臨死体験をした後のハイテンションぶりはちょっと恐かった。尋常ではない領域に踏み込んだ高揚感と実験に成功した喜び、普段使われる事のない脳の一部が活性化されたことによるんだろうか。

日常生活で忘れ去られていた後ろめたさを感じる過去の出来事が幻想とも現実ともつかない形でおのおのに恐怖体験を伴って呼び起こされていく。

脳の働きによるもの?
はたまた遊び半分ではいってはいけない領域で邪惡なものに取りつかれたのか?

それらは自らの罪惡感によって生み出された幻想にも思えるし、実際に過去の人物によって復讐されているようにも見える。

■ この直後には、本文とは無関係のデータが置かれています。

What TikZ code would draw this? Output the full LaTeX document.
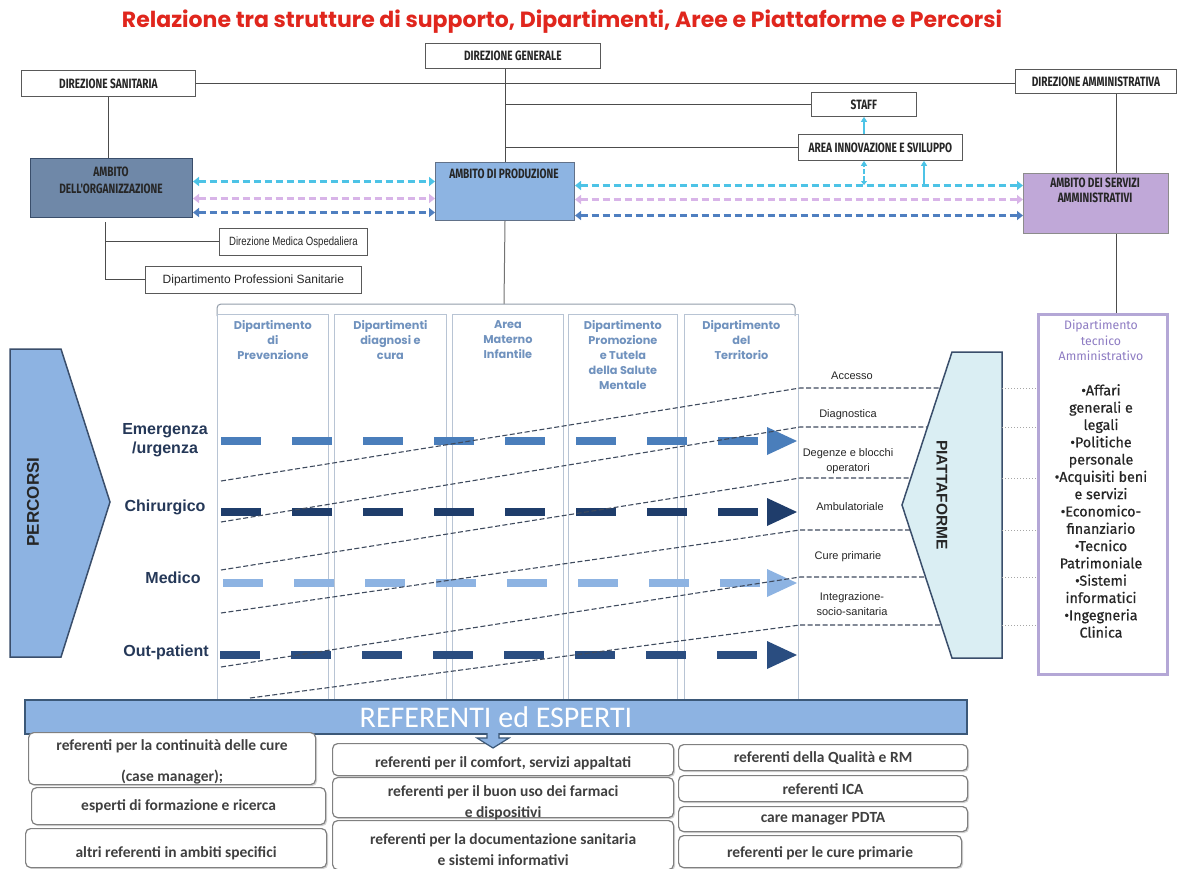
\documentclass[tikz,border=0pt]{standalone}
\usepackage{fontspec}
\setmainfont{Liberation Sans}
\newfontfamily\gothic{Poppins}
\newfontfamily\cond[FakeStretch=0.75]{Fira Sans}
\newfontfamily\condr[FakeStretch=0.8]{Liberation Sans}
\newfontfamily\fira{Fira Sans}
\newfontfamily\firab[FakeBold=0.6]{Fira Sans}
\newfontfamily\calib{Carlito}
\usetikzlibrary{arrows.meta,shadows}
\definecolor{titleC}{HTML}{E0261D}
\definecolor{adoC}{HTML}{6F88A8}
\definecolor{adpC}{HTML}{8DB4E2}
\definecolor{asaC}{HTML}{C0A8D8}
\definecolor{percC}{HTML}{8DB3E2}
\definecolor{piatC}{HTML}{DAEEF3}
\definecolor{bordC}{HTML}{3A4E6B}
\definecolor{refB}{HTML}{3B5878}
\definecolor{hdrC}{HTML}{7092BE}
\definecolor{colC}{HTML}{B8C4D4}
\definecolor{emC}{HTML}{4A7EBB}
\definecolor{chC}{HTML}{1F3D6B}
\definecolor{meC}{HTML}{8DB3E2}
\definecolor{opC}{HTML}{2A4D80}
\definecolor{cyA}{HTML}{4DC3E6}
\definecolor{piA}{HTML}{D8B4E8}
\definecolor{blA}{HTML}{4F7FC0}
\definecolor{lavC}{HTML}{B4A7D6}
\definecolor{purpC}{HTML}{8E7CC3}
\definecolor{rowC}{HTML}{253858}
\definecolor{slC}{HTML}{3F4B5E}
\definecolor{txC}{HTML}{404040}
\begin{document}
\begin{tikzpicture}[x=1pt,y=-1pt,
  tbox/.style={draw=black!65, line width=0.8pt, fill=white, inner sep=0, anchor=north west,
    font=\cond\bfseries\fontsize{13.5}{14}\selectfont, text=black!85},
  ambox/.style={line width=1pt, inner sep=0, anchor=north west},
  lbl/.style={font=\cond\bfseries\fontsize{13.5}{17}\selectfont, text=black!85, align=center},
  conn/.style={draw=black!70, line width=1pt},
  colbox/.style={draw=colC, line width=0.8pt, inner sep=0, anchor=north west},
  hdr/.style={anchor=north, align=center, inner sep=0, font=\gothic\bfseries\fontsize{11.3}{15}\selectfont, text=hdrC},
  rowlbl/.style={align=center, font=\bfseries\fontsize{16}{19}\selectfont, text=rowC},
  slant/.style={draw=slC, line width=1.1pt, dash pattern=on 5pt off 2.5pt},
  plbl/.style={align=center, font=\fontsize{11}{15}\selectfont, text=black!85},
  amb/.style={line width=2.8pt, dash pattern=on 7pt off 4pt, {Triangle[width=9pt,length=6pt]}-{Triangle[width=9pt,length=6pt]}},
  refbox/.style={draw=black!50, line width=1.2pt, rounded corners=5pt, fill=white, anchor=north west, inner sep=0,
    drop shadow={shadow xshift=1.5pt, shadow yshift=-1.5pt, fill=black!35}},
  reftxt/.style={font=\calib\bfseries\fontsize{15.5}{17}\selectfont, text=txC}
]
\useasboundingbox (0,0) rectangle (1184,868);
\fill[white] (0,0) rectangle (1184,868);

% title
\node[font=\gothic\bfseries\fontsize{22}{24}\selectfont, text=titleC] (title) at (562,22) {Relazione tra strutture di supporto, Dipartimenti, Aree e Piattaforme e Percorsi};

% top boxes
\node[tbox, minimum width=174pt, minimum height=26pt] (ds) at (21,70) {DIREZIONE SANITARIA};
\node[tbox, minimum width=175pt, minimum height=25pt] (dg) at (425,43) {DIREZIONE GENERALE};
\node[tbox, minimum width=161pt, minimum height=24pt] (da) at (1015,69) {DIREZIONE AMMINISTRATIVA};
\node[tbox, minimum width=105pt, minimum height=24pt] (staff) at (811,92) {STAFF};
\node[tbox, minimum width=164pt, minimum height=26pt] (ais) at (798,134) {AREA INNOVAZIONE E SVILUPPO};

% ambiti
\node[ambox, fill=adoC, draw=bordC, minimum width=162pt, minimum height=59pt] (ado) at (30,158) {};
\node[lbl] (adoT) at (111,180) {AMBITO\\DELL'ORGANIZZAZIONE};
\node[ambox, fill=adpC, draw=bordC!80, minimum width=139pt, minimum height=58pt] (adp) at (435,162) {};
\node[lbl] (adpT) at (504,174) {AMBITO DI PRODUZIONE};
\node[ambox, fill=asaC, draw=black!45, minimum width=145pt, minimum height=60pt] (asa) at (1023,173) {};
\node[lbl, font=\cond\bfseries\fontsize{13.5}{15}\selectfont] (asaT) at (1095,190) {AMBITO DEI SERVIZI\\AMMINISTRATIVI};

\node[tbox, font=\condr\fontsize{12}{13}\selectfont, minimum width=148pt, minimum height=27pt] (dmo) at (219,228) {Direzione Medica Ospedaliera};
\node[tbox, font=\fontsize{12}{13}\selectfont, minimum width=216pt, minimum height=27pt] (dps) at (145,266) {Dipartimento Professioni Sanitarie};

% connectors
\draw[conn] (ds.south) -- (ds.south |- ado.north);
\draw[conn] (ds.east) -- (ds.east -| da.west);
\draw[conn] (dg.south -| adp.north) -- (adp.north);
\draw[conn] (staff.west -| adp.north) -- (staff.west);
\draw[conn] (ais.west -| adp.north) -- (ais.west);
\coordinate (ob) at ([xshift=-6pt,yshift=-4pt]ado.south);
\draw[conn] (ob) |- (dps.west);
\draw[conn] (ob |- dmo.west) -- (dmo.west);
\coordinate (vx) at (1116,0);
\draw[conn] (da.south -| vx) -- (asa.north -| vx);
\draw[conn] (asa.south -| vx) -- (1116,313);

% dashed arrows between ambiti
\draw[amb, cyA] ([yshift=6.5pt]ado.east) -- ([yshift=6.5pt]ado.east -| adp.west);
\draw[amb, piA] ([yshift=-10.5pt]ado.east) -- ([yshift=-10.5pt]ado.east -| adp.west);
\draw[amb, blA] ([yshift=-24.5pt]ado.east) -- ([yshift=-24.5pt]ado.east -| adp.west);
\draw[amb, cyA] ([yshift=6pt]adp.east) -- ([yshift=6pt]adp.east -| asa.west);
\draw[amb, piA] ([yshift=-8pt]adp.east) -- ([yshift=-8pt]adp.east -| asa.west);
\draw[amb, blA] ([yshift=-24pt]adp.east) -- ([yshift=-24pt]adp.east -| asa.west);
\coordinate (c1) at (864,185);
\coordinate (c2) at (924,185);
\draw[cyA, line width=1.5pt, dash pattern=on 5pt off 2pt, {Triangle[width=6pt,length=4pt]}-{Triangle[width=6pt,length=5pt]}] (c1) -- (c1 |- ais.south);
\draw[cyA, line width=1.5pt, -{Triangle[width=6pt,length=5pt]}] (c2) -- (c2 |- ais.south);
\draw[cyA, line width=1.5pt, -{Triangle[width=6pt,length=5pt]}] (c1 |- ais.north) -- (c1 |- staff.south);

% brace and columns
\coordinate (brtop) at (504,304);
\draw[conn, draw=black!55] (adp.south) -- (brtop);
\draw[draw=colC!80!black, line width=1pt, rounded corners=4pt] (217,316) |- (795,304) -- (795,316);
\node[colbox, minimum width=111pt, minimum height=385pt] (col1) at (217,314) {};
\node[colbox, minimum width=112pt, minimum height=385pt] (col2) at (334,314) {};
\node[colbox, minimum width=111pt, minimum height=385pt] (col3) at (452,314) {};
\node[colbox, minimum width=109pt, minimum height=385pt] (col4) at (568,314) {};
\node[colbox, minimum width=114pt, minimum height=385pt] (col5) at (684,314) {};
\node[hdr] (h1) at (col1.north |- 0,320) {Dipartimento\\di\\Prevenzione};
\node[hdr] (h2) at (col2.north |- 0,320) {Dipartimenti\\diagnosi e\\cura};
\node[hdr] (h3) at (col3.north |- 0,320) {Area\\Materno\\Infantile};
\node[hdr] (h4) at (col4.north |- 0,320) {Dipartimento\\Promozione\\e Tutela\\della Salute\\Mentale};
\node[hdr] (h5) at (col5.north |- 0,320) {Dipartimento\\del\\Territorio};

% PERCORSI
\draw[fill=percC, draw=bordC, line width=1.5pt] (10,349) -- (61,349) -- (110,502) -- (61,657) -- (10,657) -- cycle;
\node[rotate=90, font=\bfseries\fontsize{17}{17}\selectfont, text=black!85] (perc) at (33,502) {PERCORSI};
\node[rowlbl] (r1) at (165,440) {Emergenza\\/urgenza};
\node[rowlbl] (r2) at (165,507) {Chirurgico};
\node[rowlbl] (r3) at (173,578) {Medico};
\node[rowlbl] (r4) at (166,652) {Out-patient};

\foreach \yy/\cc/\ss in {441/emC/221, 512/chC/221, 583/meC/223, 655/opC/220}{
  \draw[line width=8pt, dash pattern=on 40pt off 31pt, \cc] (\ss,\yy) -- (\ss+538,\yy);
  \fill[\cc] (767,\yy-14) -- (797,\yy) -- (767,\yy+14) -- cycle;
}

% PIATTAFORME
\draw[fill=piatC, draw=bordC, line width=1.5pt] (952,352) -- (1002,352) -- (1002,658) -- (952,658) -- (902,505) -- cycle;
\node[rotate=-90, font=\bfseries\fontsize{15.5}{16}\selectfont, text=black!85] (piat) at (942,495) {PIATTAFORME};

% slanted dashed lines
\draw[slant] (221,481) -- (800,388) -- (940,388);
\draw[slant] (221,522) -- (800,427) -- (927,427);
\draw[slant] (221,570) -- (800,478) -- (911,478);
\draw[slant] (221,613) -- (800,530) -- (910,530);
\draw[slant] (221,667) -- (800,577) -- (925,577);
\draw[slant] (250,698) -- (800,625) -- (941,625);

\node[plbl] (pl1) at (852,376) {Accesso};
\node[plbl] (pl2) at (848,415) {Diagnostica};
\node[plbl] (pl3) at (848,461) {Degenze e blocchi\\operatori};
\node[plbl] (pl4) at (850,507) {Ambulatoriale};
\node[plbl] (pl5) at (848,557) {Cure primarie};
\node[plbl] (pl6) at (852,604) {Integrazione-\\socio-sanitaria};

\foreach \yy in {388,427,478,530,577,625}{
  \draw[black!35, line width=1pt, dotted] (1002,\yy) -- (1037,\yy);
}

% Dipartimento tecnico amministrativo
\node[draw=lavC, line width=2.5pt, minimum width=129pt, minimum height=360pt, anchor=north west, inner sep=0] (dta) at (1037,313) {};
\node[anchor=north, align=center, inner sep=0, font=\fira\fontsize{12.3}{15.5}\selectfont, text=purpC] (dtaT) at (1101,320) {Dipartimento\\tecnico\\Amministrativo};
\node[anchor=north, align=center, inner sep=0, font=\firab\fontsize{14.3}{17.3}\selectfont, text=black!85] (dtaL) at (1101,384) {•Affari\\generali e\\legali\\•Politiche\\personale\\•Acquisiti beni\\e servizi\\•Economico-\\finanziario\\•Tecnico\\Patrimoniale\\•Sistemi\\informatici\\•Ingegneria\\Clinica};

% REFERENTI
\node[draw=refB, line width=2pt, fill=percC, minimum width=942pt, minimum height=34pt, anchor=north west, inner sep=0,
  font=\calib\fontsize{30}{30}\selectfont, text=white] (ref) at (24,699) {REFERENTI ed ESPERTI};

\node[refbox, minimum width=287pt, minimum height=52pt] (b1) at (28,732) {};
\node[reftxt] (t1a) at (b1.north |- 0,746) {referenti per la continuità delle cure};
\node[reftxt] (t1b) at (b1.north |- 0,777) {(case manager);};
\node[refbox, minimum width=294pt, minimum height=37pt] (b2) at (31,787) {};
\node[reftxt] (t2) at (b2.center) {esperti di formazione e ricerca};
\node[refbox, minimum width=301pt, minimum height=39pt] (b3) at (25,828) {};
\node[reftxt] (t3) at (b3.north |- 0,853) {altri referenti in ambiti specifici};

\node[refbox, minimum width=341pt, minimum height=32pt] (b4) at (332,743) {};
\node[reftxt] (t4) at (b4.north |- 0,763) {referenti per il comfort, servizi appaltati};
\node[refbox, minimum width=341pt, minimum height=40pt] (b5) at (332,777) {};
\node[reftxt] (t5a) at (b5.north |- 0,792) {referenti per il buon uso dei farmaci};
\node[reftxt] (t5b) at (b5.north |- 0,813) {e dispositivi};
\node[refbox, minimum width=341pt, minimum height=49pt] (b6) at (332,820) {};
\node[reftxt] (t6a) at (b6.north |- 0,840) {referenti per la documentazione sanitaria};
\node[reftxt] (t6b) at (b6.north |- 0,860) {e sistemi informativi};

\node[refbox, minimum width=289pt, minimum height=26pt] (b7) at (678,744) {};
\node[reftxt] (t7) at (b7.center) {referenti della Qualità e RM};
\node[refbox, minimum width=289pt, minimum height=26pt] (b8) at (678,775) {};
\node[reftxt] (t8) at (b8.center) {referenti ICA};
\node[refbox, minimum width=289pt, minimum height=25pt] (b9) at (678,806) {};
\node[reftxt] (t9) at (b9.center) {care manager PDTA};
\node[refbox, minimum width=283pt, minimum height=32pt] (b10) at (678,835) {};
\node[reftxt] (t10) at (b10.north |- 0,853) {referenti per le cure primarie};

\draw[fill=percC, draw=refB, line width=1.2pt] (487,733) -- (487,738) -- (477,738) -- (493,748) -- (509,738) -- (499,738) -- (499,733);
\end{tikzpicture}
\end{document}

コートーニーの死後、ひとりひとり殺されていくのかと思ったらそのような展開にはならなくて、自分が犯した罪に対して誠実に向き合い、人間愛が深まるような内容でよかった。

仲間同士で競い合うような世界にいた人達が、実験を通して友情と信頼を築き上げていく様子とか、レイがマーローを死後の世界から呼び戻すシーンとかロマンチックでよかった。

向こう側に行ったコートニーがマーローに「自分を許すのよ」と呼びかけていた。マーローの事件は映画を深める事に繋がったと思う。

臨死体験による心霊現象と見せかけて人間が持っている罪惡感と結びつけたり、人間ドラマや恋愛があったり、色々な要素がごちゃまぜになった印象だけれど面白かった。